I recently bought a copy of Kate Chopin's novel At Fault. In the appendix, I ran across two letters written by writer Nathaniel Hawthorne, and their content included his opinion of women writers.
In a letter dated 1952, he wrote, "All women, as authors, are feeble and tiresome. I wish they were forbidden to write, on pain of having their faces deeply scarified with an oyster-shell..."

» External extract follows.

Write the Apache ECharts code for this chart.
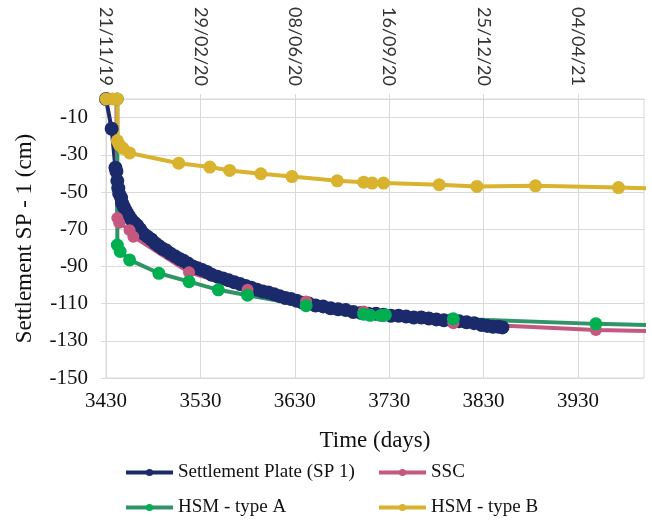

Then, in a letter dated 1855, he wrote, "America is now wholly given over to a d____d mob of scribbling women, and I should have no chance of success while the public taste is occupied with their trash -- and should be ashamed of myself if I did succeed."
Not cool, Nathaniel.
This is a writer who was contemporaries with the Bronte sisters, Louisa May Alcott, Emily Dickenson, Christina Rossetti, Elizabeth Barrett Browning, and George Eliot, to name a few. Feeble, tiresome, and trash? I think the endurance of their writing proves otherwise.
Writing is difficult, under the best of conditions. But to write when you face open hostility from fellow writers and closed doors in the publishing world because of your gender is unimaginable to us today. It's fortunate that Charlotte, Anne, Emily, and their compatriots perservered, despite the attitudes of writers like Mr. Hawthorne.